General Motors (NYSE:GM) said that its U.S. sales rose 4% last month, on strong sales of its most profitable products: crossovers, large SUVs, and pickups. Its retail sales rose 5% from a year ago.
GM's sales gain outpaced the overall market's 1.1% decline, and the General's share of the U.S. market rose 0.9 percentage points from a year ago, to 17.5%. But GM's incentives also rose, according to early estimates, raising some tough questions.
Crossovers and pickups drove GM's gains
GM's 4% gain reflected year-over-year increases of 3.4% at Chevrolet and 17% at GMC, while sales fell 9.4% at Buick and 8.6% at Cadillac.

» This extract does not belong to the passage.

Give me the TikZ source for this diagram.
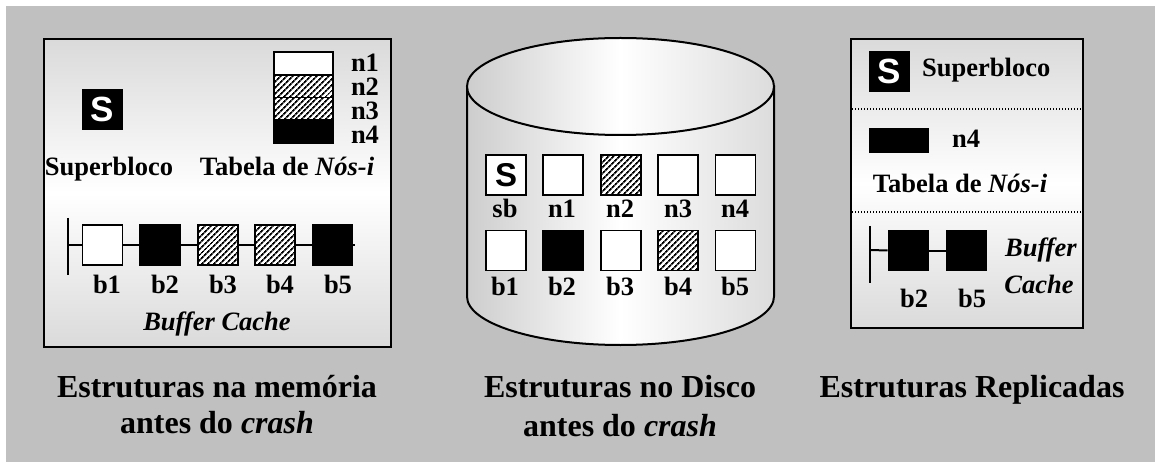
\documentclass[tikz,border=0pt]{standalone}
\usepackage{fontspec}
\setmainfont{Liberation Serif}
\newfontfamily\sansS{Liberation Sans}
\usetikzlibrary{patterns.meta}
\definecolor{bggray}{RGB}{192,192,192}
\definecolor{panelgray}{RGB}{218,218,218}
\definecolor{cylgray}{RGB}{205,205,205}
\newcommand\lblfont{\fontsize{26.5}{28}\selectfont\bfseries}
\newcommand\ttlfont{\fontsize{32}{36}\selectfont\bfseries}
\newcommand\sfont{\sansS\bfseries\fontsize{35}{35}\selectfont}
\begin{document}
\begin{tikzpicture}[x=1pt,y=-1pt,
  lbl/.style={font=\lblfont, inner sep=0, anchor=base},
  ttl/.style={font=\ttlfont, inner sep=0, anchor=base},
  panel/.style={draw=black, line width=2.5pt, top color=panelgray, bottom color=panelgray, middle color=white},
  blk/.style={draw=black, line width=1.6pt, minimum width=40pt, minimum height=40pt, inner sep=0, fill=white},
  blkdark/.style={blk, fill=black},
  blkhatch/.style={blk, preaction={fill=white}, pattern={Lines[angle=45,distance=4pt,line width=1.8pt]}},
  sblack/.style={fill=black, text=white, font=\sfont, minimum size=41pt, inner sep=0},
  chain/.style={line width=2pt},
  sep/.style={line width=1.2pt, dash pattern=on 1.4pt off 1.6pt}
]
\useasboundingbox (0,0) rectangle (1155,462);
\fill[white] (0,0) rectangle (1155,462);
\fill[bggray] (6,6) rectangle (1155,462);

% ---------- Panel 1 ----------
\path[panel] (44,39) rectangle (391,347);
\node[sblack] (s1) at (102.5,109.5) {S};
\node[blk, minimum width=59pt, minimum height=22.75pt] (t1) at (303.5,63.4) {};
\node[blkhatch, minimum width=59pt, minimum height=22.75pt] (t2) at (303.5,86.1) {};
\node[blkhatch, minimum width=59pt, minimum height=22.75pt] (t3) at (303.5,108.9) {};
\node[blkdark, minimum width=59pt, minimum height=22.75pt] (t4) at (303.5,131.6) {};
\node[lbl] (ln1) at (365,72) {n1};
\node[lbl] (ln2) at (365,96) {n2};
\node[lbl] (ln3) at (365,120) {n3};
\node[lbl] (ln4) at (365,144) {n4};
\node[lbl] (sup1) at (109,176) {Superbloco};
\node[lbl] (tab1) at (287,176) {Tabela de \textit{Nós-i}};

\coordinate (bartop1) at (68,218);
\coordinate (barbot1) at (68,275);
\coordinate (bar1) at (68,245);
\coordinate (end1) at (355,245);
\draw[chain] (bartop1) -- (barbot1);
\node[blk] (b1) at (102.5,245) {};
\node[blkdark] (b2) at (160,245) {};
\node[blkhatch] (b3) at (218,245) {};
\node[blkhatch] (b4) at (275,245) {};
\node[blkdark] (b5) at (332.5,245) {};
\draw[chain] (bar1) -- (b1.west);
\draw[chain] (b1) -- (b2);
\draw[chain] (b2) -- (b3);
\draw[chain] (b3) -- (b4);
\draw[chain] (b4) -- (b5);
\draw[chain] (b5.east) -- (end1);
\node[lbl] (lb1) at (107,293) {b1};
\node[lbl] (lb2) at (165,293) {b2};
\node[lbl] (lb3) at (223,293) {b3};
\node[lbl] (lb4) at (280,293) {b4};
\node[lbl] (lb5) at (338,293) {b5};
\node[lbl] (bc1) at (217,330) {\textit{Buffer Cache}};
\node[ttl] (ti1a) at (217,397) {Estruturas na memória};
\node[ttl] (ti1b) at (217,433) {antes do \textit{crash}};

% ---------- Panel 2 (disk) ----------
\path[draw=black, line width=2pt, left color=cylgray, right color=cylgray!70!white, middle color=white]
  (467,86.5) -- (467,296.5) arc[start angle=180, end angle=0, x radius=153.5, y radius=48.5] -- (774,86.5) -- cycle;
\path[draw=black, line width=2pt, left color=cylgray, right color=cylgray!70!white, middle color=white]
  (620.5,86.5) ellipse[x radius=153.5, y radius=48.5];
\node[blk, font=\sansS\bfseries\fontsize{33}{33}\selectfont] (dsb) at (506,175) {S};
\node[blk] (dn1) at (563,175) {};
\node[blkhatch] (dn2) at (621,175) {};
\node[blk] (dn3) at (678,175) {};
\node[blk] (dn4) at (735.5,175) {};
\node[blk] (db1) at (506,250.5) {};
\node[blkdark] (db2) at (563,250.5) {};
\node[blk] (db3) at (621,250.5) {};
\node[blkhatch] (db4) at (678,250.5) {};
\node[blk] (db5) at (735.5,250.5) {};
\node[lbl] (ldsb) at (505,218) {sb};
\node[lbl] (ldn1) at (562,218) {n1};
\node[lbl] (ldn2) at (620,218) {n2};
\node[lbl] (ldn3) at (678,218) {n3};
\node[lbl] (ldn4) at (735,218) {n4};
\node[lbl] (ldb1) at (505,295) {b1};
\node[lbl] (ldb2) at (562,295) {b2};
\node[lbl] (ldb3) at (620,295) {b3};
\node[lbl] (ldb4) at (678,295) {b4};
\node[lbl] (ldb5) at (735,295) {b5};
\node[ttl] (ti2a) at (620,397) {Estruturas no Disco};
\node[ttl] (ti2b) at (620,436) {antes do \textit{crash}};

% ---------- Panel 3 ----------
\path[panel] (851,39) rectangle (1083,328);
\node[sblack] (s3) at (889.5,71.5) {S};
\node[lbl, anchor=base west] (sup3) at (922,77) {Superbloco};
\coordinate (d1a) at (852,109);
\coordinate (d1b) at (1082,109);
\draw[sep] (d1a) -- (d1b);
\node[fill=black, minimum width=60pt, minimum height=25pt, inner sep=0] (rn4) at (899,140.5) {};
\node[lbl] (ln4r) at (966,148) {n4};
\node[lbl] (tab3) at (960,193) {Tabela de \textit{Nós-i}};
\coordinate (d2a) at (852,212);
\coordinate (d2b) at (1082,212);
\draw[sep] (d2a) -- (d2b);
\coordinate (bartop3) at (870,226);
\coordinate (barbot3) at (870,283);
\coordinate (bar3) at (870,250);
\draw[chain] (bartop3) -- (barbot3);
\node[blkdark] (rb2) at (908.5,250.5) {};
\node[blkdark] (rb5) at (966.5,250.5) {};
\draw[chain] (bar3) -- (rb2.west);
\draw[chain] (rb2) -- (rb5);
\node[lbl] (lrb2) at (914,307) {b2};
\node[lbl] (lrb5) at (972,307) {b5};
\node[lbl] (buf3) at (1041,256) {\textit{Buffer}};
\node[lbl] (cac3) at (1039,293) {\textit{Cache}};
\node[ttl] (ti3) at (972,397) {Estruturas Replicadas};
\end{tikzpicture}
\end{document}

What worked: crossovers, pickups, and GM's big SUVs. GM is in the early stages of revamping its crossover lineup with a series of redesigned models. Both old and new models did well last month:
- An all-new 2018 Chevy Equinox will begin arriving at dealers soon, but sales of the current model were up 13% last month.
- The smaller Chevy Trax (up 37%) and its upscale Buick Encore sibling (up 11%) both posted gains.

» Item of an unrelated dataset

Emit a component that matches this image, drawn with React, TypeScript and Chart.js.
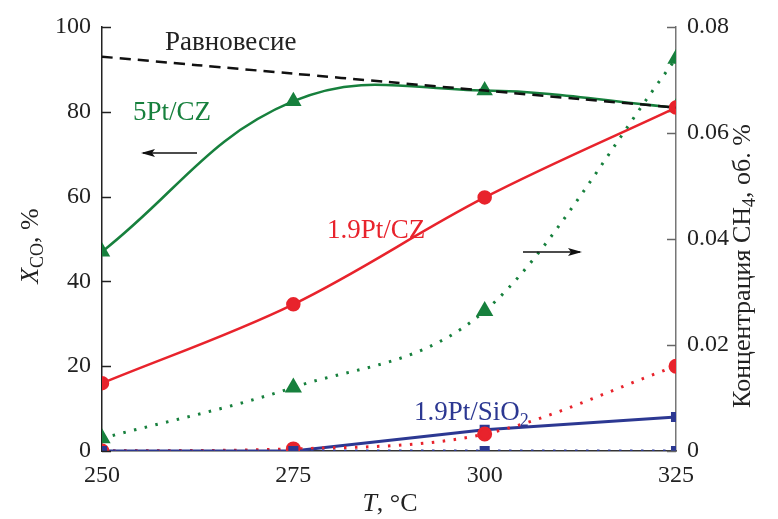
import React, { useEffect, useRef } from "react";
import { Chart, registerables } from "chart.js";

Chart.register(...registerables);

const temps = [250, 275, 300, 325];
const xTicks = [250, 275, 300, 325];
const eqTemps = [250, 262.5, 275, 287.5, 300, 312.5, 325];
const eqX = [93, 91, 89, 87, 85, 83, 81];
const x5PtCZ = [47, 82.5, 85, 81];
const x19PtCZ = [16, 34.6, 59.8, 81];
const x19PtSiO2 = [0, 0, 5, 8];
const ch4_5PtCZ = [0.0024, 0.012, 0.0264, 0.074];
const ch4_19PtCZ = [0, 0.0004, 0.0032, 0.016];
const ch4_19PtSiO2 = [0, 0, 0, 0];

const GREEN = "#17803d";
const RED = "#e8232c";
const BLUE = "#2c3892";
const SERIF = "'Liberation Serif', 'DejaVu Serif', serif";

const pts = (xs: number[], ys: number[]) => xs.map((x, i) => ({ x, y: ys[i] }));

const decorPlugin = {
  id: "decor",
  afterDraw(chart: any) {
    const ctx = chart.ctx as CanvasRenderingContext2D;
    const { left, right } = chart.chartArea;
    const yL = chart.scales.y;
    const yR = chart.scales.y2;
    ctx.save();
    // inward ticks
    ctx.lineWidth = 1.5;
    ctx.strokeStyle = "#222";
    [0, 20, 40, 60, 80, 100].forEach((v) => {
      const py = Math.round(yL.getPixelForValue(v)) + 0.5;
      ctx.beginPath();
      ctx.moveTo(left, py);
      ctx.lineTo(left + 9, py);
      ctx.stroke();
    });
    ctx.strokeStyle = "#666";
    [0, 0.02, 0.04, 0.06, 0.08].forEach((v) => {
      const py = Math.round(yR.getPixelForValue(v)) + 0.5;
      ctx.beginPath();
      ctx.moveTo(right, py);
      ctx.lineTo(right - 9, py);
      ctx.stroke();
    });

    // texts
    ctx.textBaseline = "middle";
    ctx.textAlign = "left";
    ctx.font = `27px ${SERIF}`;
    ctx.fillStyle = "#222";
    ctx.fillText("Равновесие", 165, 43);
    ctx.fillStyle = GREEN;
    ctx.fillText("5Pt/CZ", 133, 113);
    ctx.fillStyle = RED;
    ctx.fillText("1.9Pt/CZ", 327, 231);
    ctx.fillStyle = BLUE;
    ctx.fillText("1.9Pt/SiO", 414, 413);
    const w = ctx.measureText("1.9Pt/SiO").width;
    ctx.font = `18px ${SERIF}`;
    ctx.fillText("2", 414 + w, 421);

    // arrows
    const arrow = (x1: number, x2: number, y: number) => {
      ctx.strokeStyle = "#111";
      ctx.fillStyle = "#111";
      ctx.lineWidth = 1.5;
      ctx.beginPath();
      ctx.moveTo(x1, y);
      ctx.lineTo(x2, y);
      ctx.stroke();
      const d = x2 > x1 ? 1 : -1;
      ctx.beginPath();
      ctx.moveTo(x2 + d * 2, y);
      ctx.lineTo(x2 - d * 12, y - 4);
      ctx.lineTo(x2 - d * 9, y);
      ctx.lineTo(x2 - d * 12, y + 4);
      ctx.closePath();
      ctx.fill();
    };
    arrow(197, 143, 153);
    arrow(523, 580, 252);

    // axis titles
    const drawParts = (parts: { t: string; f: string; dy: number }[], cx: number, cy: number, rot: number) => {
      ctx.save();
      ctx.translate(cx, cy);
      ctx.rotate(rot);
      let total = 0;
      parts.forEach((p) => {
        ctx.font = p.f;
        total += ctx.measureText(p.t).width;
      });
      let x = -total / 2;
      ctx.fillStyle = "#222";
      ctx.textAlign = "left";
      ctx.textBaseline = "middle";
      parts.forEach((p) => {
        ctx.font = p.f;
        ctx.fillText(p.t, x, p.dy);
        x += ctx.measureText(p.t).width;
      });
      ctx.restore();
    };
    drawParts(
      [
        { t: "X", f: `italic 26px ${SERIF}`, dy: 0 },
        { t: "CO", f: `18px ${SERIF}`, dy: 7 },
        { t: ", %", f: `26px ${SERIF}`, dy: 0 },
      ],
      31,
      246,
      -Math.PI / 2
    );
    drawParts(
      [
        { t: "Концентрация CH", f: `26px ${SERIF}`, dy: 0 },
        { t: "4", f: `18px ${SERIF}`, dy: 7 },
        { t: ", об. %", f: `26px ${SERIF}`, dy: 0 },
      ],
      743,
      266,
      -Math.PI / 2
    );
    drawParts(
      [
        { t: "T", f: `italic 26px ${SERIF}`, dy: 0 },
        { t: ", °C", f: `26px ${SERIF}`, dy: 0 },
      ],
      390,
      504,
      0
    );
    ctx.restore();
  },
};

export default function App() {
  const ref = useRef<HTMLCanvasElement | null>(null);
  useEffect(() => {
    document.body.style.margin = "0";
    const canvas = ref.current!;
    const dotted = [2.5, 8.5];
    const chart = new Chart(canvas, {
      type: "line",
      data: {
        datasets: [
          {
            label: "CH4 1.9Pt/SiO2",
            data: pts(temps, ch4_19PtSiO2),
            yAxisID: "y2",
            borderColor: BLUE,
            backgroundColor: BLUE,
            borderWidth: 3,
            borderDash: dotted,
            pointStyle: "rect",
            pointRadius: 5,
            tension: 0,
            clip: 0,
          },
          {
            label: "CH4 1.9Pt/CZ",
            data: pts(temps, ch4_19PtCZ),
            yAxisID: "y2",
            borderColor: RED,
            backgroundColor: RED,
            borderWidth: 3,
            borderDash: dotted,
            pointStyle: "circle",
            pointRadius: 6,
            cubicInterpolationMode: "monotone",
            clip: 0,
          },
          {
            label: "CH4 5Pt/CZ",
            data: pts(temps, ch4_5PtCZ),
            yAxisID: "y2",
            borderColor: GREEN,
            backgroundColor: GREEN,
            borderWidth: 3,
            borderDash: dotted,
            pointStyle: "triangle",
            pointRadius: 7,
            cubicInterpolationMode: "monotone",
            clip: 0,
          },
          {
            label: "Равновесие",
            data: pts(eqTemps, eqX),
            yAxisID: "y",
            borderColor: "#111",
            borderWidth: 2.5,
            borderDash: [11, 7],
            pointRadius: 0,
            tension: 0.3,
            clip: 0,
          },
          {
            label: "1.9Pt/CZ",
            data: pts(temps, x19PtCZ),
            yAxisID: "y",
            borderColor: RED,
            backgroundColor: RED,
            borderWidth: 2.5,
            pointStyle: "circle",
            pointRadius: 6,
            tension: 0.35,
            clip: 0,
          },
          {
            label: "1.9Pt/SiO2",
            data: pts(temps, x19PtSiO2),
            yAxisID: "y",
            borderColor: BLUE,
            backgroundColor: BLUE,
            borderWidth: 3,
            pointStyle: "rect",
            pointRadius: 5,
            tension: 0,
            clip: 0,
          },
          {
            label: "5Pt/CZ",
            data: pts(temps, x5PtCZ),
            yAxisID: "y",
            borderColor: GREEN,
            backgroundColor: GREEN,
            borderWidth: 2.5,
            pointStyle: "triangle",
            pointRadius: 7,
            tension: 0.4,
            clip: 0,
          },
        ],
      },
      options: {
        animation: false,
        responsive: false,
        maintainAspectRatio: false,
        layout: { padding: { top: 27, left: 0, right: 0, bottom: 0 } },
        plugins: { legend: { display: false }, tooltip: { enabled: false } },
        scales: {
          x: {
            type: "linear",
            min: 250,
            max: 325,
            afterBuildTicks: (s: any) => {
              s.ticks = xTicks.map((v) => ({ value: v }));
            },
            afterFit: (s: any) => {
              s.height = 68;
            },
            grid: { display: true, drawOnChartArea: false, drawTicks: false },
            border: { display: true, color: "#333", width: 1.5 },
            ticks: {
              padding: 10,
              color: "#222",
              font: { family: SERIF, size: 24 },
              maxRotation: 0,
            },
          },
          y: {
            type: "linear",
            position: "left",
            min: 0,
            max: 100,
            ticks: {
              stepSize: 20,
              padding: 11,
              color: "#222",
              font: { family: SERIF, size: 24 },
            },
            afterFit: (s: any) => {
              s.width = 102;
            },
            grid: { display: true, drawOnChartArea: false, drawTicks: false },
            border: { display: true, color: "#222", width: 1.5 },
          },
          y2: {
            type: "linear",
            position: "right",
            min: 0,
            max: 0.08,
            ticks: {
              stepSize: 0.02,
              padding: 11,
              color: "#222",
              font: { family: SERIF, size: 24 },
              callback: (v: any) => (Number(v) === 0 ? "0" : Number(v).toFixed(2)),
            },
            afterFit: (s: any) => {
              s.width = 102;
            },
            grid: { display: true, drawOnChartArea: false, drawTicks: false },
            border: { display: true, color: "#777", width: 1.5 },
          },
        },
      } as any,
      plugins: [decorPlugin],
    });
    return () => chart.destroy();
  }, []);
  return <canvas ref={ref} width={778} height={519} style={{ display: "block" }} />;
}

- GM's biggest crossovers had mixed results. The Chevy Traverse was up 14%, but the Buick Enclave's sales fell 28%, possibly because of tight supplies; new versions of both are expected later this year.
- GMC's all-new-for-2017 Acadia posted a 26% gain over its predecessor's year-ago result. Cadillac's all-new XT5 crossover outsold its predecessor SRX's year-ago totals by 7%.
GM's full-size pickups also had a very strong month, aided by what was reportedly a huge year-over-year increase in incentives. Sales of the Chevy Silverado (up 17%) and GMC Sierra (up 16%) both far outpaced the market.
But those sales gains may have come at the expense of some profits: According to J.D. Power figures made available to The Motley Fool, the average incentives on the Silverado jumped 56%, to $6,996 per truck. Sierra incentives rose 82% from a year ago, to $5,315 per truck, according to the data.
Last but not at all least, most of GM's big (and hugely profitable) truck-based SUVs also had a strong month:
- Chevy Tahoe sales rose 18%.
- Chevy Suburban sales rose 9.4%.
- GMC's Yukon (up 23%) and extended-wheelbase Yukon XL (up 15%) both gained.
- Only Cadillac's Escalade (down 21%) posted a year-over-year decline.
Cars were a tougher sell
Aside from the brand-new CT6, sales of all of Cadillac's sedans were down 25% or more. Cadillac is suffering more than most brands from the swing in buyer preferences toward crossovers, as it has only one model (the XT5); at least two all-new Cadillac crossovers are expected to join the lineup over the next couple of years.
Buick's sales were weighed down by big slumps for its Regal (down 36%) and LaCrosse (down 49%) sedans. The handsome LaCrosse was all-new last year and received positive reviews, but big sedans are a very tough sell right now.
They're a tough sell at Chevrolet, too: Sales of Chevy's big (and very well-regarded) Impala sedan fell 22%, while the (also very well-regarded) Malibu slipped a worrisome 42%.
There were a few bright spots in GM's car lineup, however:
- Sales of the all-new compact Chevy Cruze rose 18%.
- The Chevy Volt, revamped last year, is finding its way to more enthusiasts: Sales were up 62%.
- Last month, 952 examples of Chevy's all-electric Bolt EV were delivered. GM is just beginning its nationwide rollout of the Bolt; monthly sales totals should increase substantially over the next few months.
Fleet sales and inventories
GM said that its sales to fleet customers rose 2% year over year. Rental-car fleet deliveries fell 2%, while deliveries to commercial- and government-fleet customers were both up slightly.
As of Feb. 28, GM had 900,681 vehicles in inventory, or a 91-day supply. That's still somewhat high, but down significantly from a 108-day supply at the end of January.
The upshot: It's getting tougher to find sales growth in this market
ALG, the analytics unit of TrueCar, estimated that GM's incentives in February totaled $4,550 per vehicle, or 12.5% of its $36,400 average transaction price. Both figures are high -- the incentives total is up 13% from a year ago -- but the percentage is the tell: Any time incentives exceed 10% of average transaction prices, investors should be concerned that the automaker is reaching for sales in a sluggish market.
The real concern is that those incentives cut into profit margins. GM's margins in North America have been strong in recent quarters, a trend that investors would very much like to see continue. Rival Ford Motor Company (NYSE:F) seems willing to settle for some modest sales declines in order to maintain per-sale profitability; GM may have to decide to accept some declines of its own in order to preserve its strong margins.